On dirait que toi (tu permets que je te tutoie maintenant qu’on est amis) tu serais « prem » en français et moi « prem » en récitation.
Adolescents, on aurait eu tous les deux des boutons plein la figure et pour séduire les filles, qui sortent toujours avec des « plus-grands-sans-boutons-qui-jouent-au-foot », on les aurait fait rigoler avec tes textes au verbe héroïque qui pourfendent les « plus-grands-sans-boutons-qui-jouent-au-foot ».
On dirait que nous aurions bu notre premier saint-émilion grand cru classé ensemble (même si moi j’ai un petit faible pour le saint-joseph que fait mon cousin en Ardèche à Mauves, c’est facile à trouver, il s’appelle Gonon comme moi).
Puis on dirait encore que quand je serais entré à la Comédie-Française, tu m’aurais écrit une lettre pour me dire que tu étais mon ami et que tu avais envie de le rester…

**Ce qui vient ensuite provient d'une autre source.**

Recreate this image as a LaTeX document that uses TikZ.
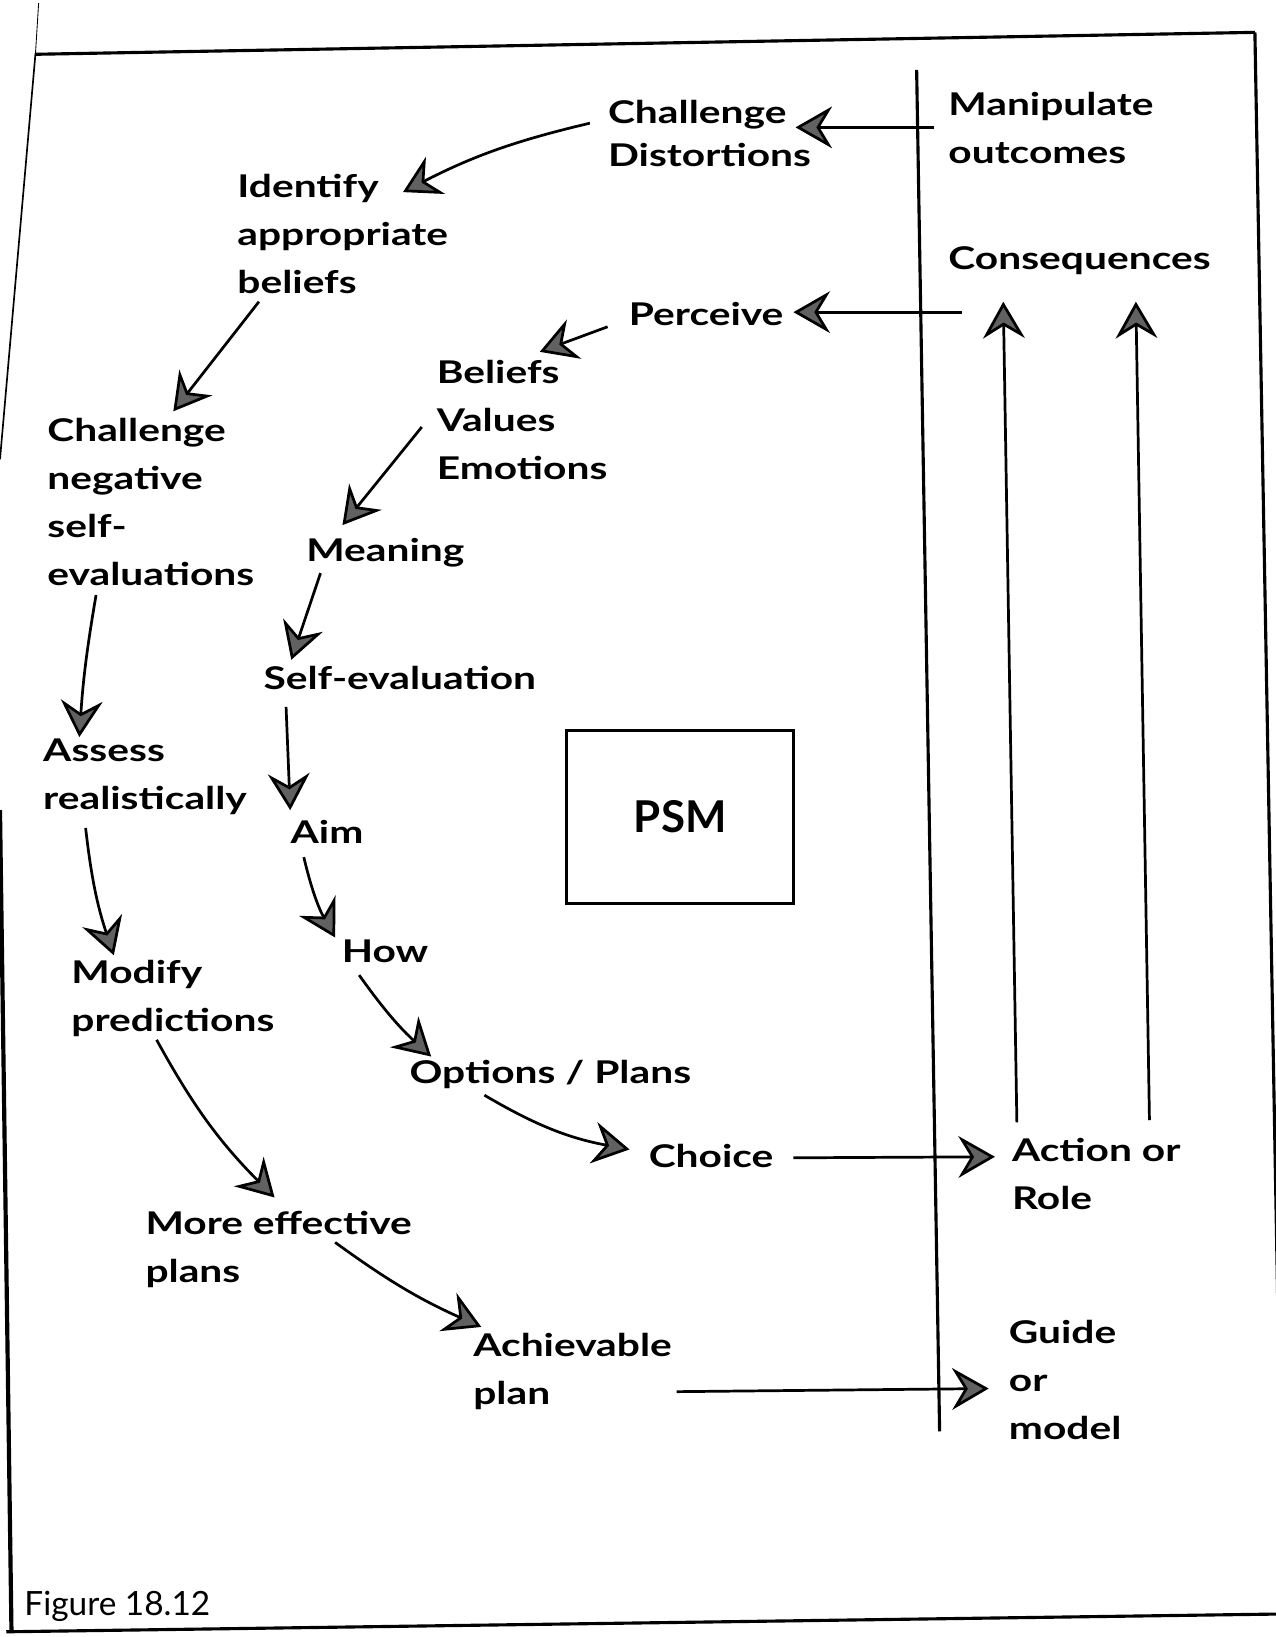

Enfin, un jour, nous nous serions baladés sans parler sur les sentiers de Picardie. Nous aurions sûrement croisé Mme Lemercier Yvette du Vésinet qui ne sort jamais sans son berger allemand.
Là, je t’aurais montré un assemblage de quelques textes qui auraient signifié pour moi le partage d’un territoire commun à notre amitié.
Ce serait tout ce que je préfère de toi, que je n’aurai jamais le talent d’écrire, mais que je pourrais faire entendre sur une scène de théâtre.
Une alliance fraternelle.
Tu serais venu à la première et tu m’aurais dit avec ton sourire cyclopédien :
– Desproges à la Comédie-Française… étonnant, non ?
Et je t’aurais répondu :
– Non.
Et nous serions allés boire un verre de Château Figeac pour oublier les crabes et les vautours.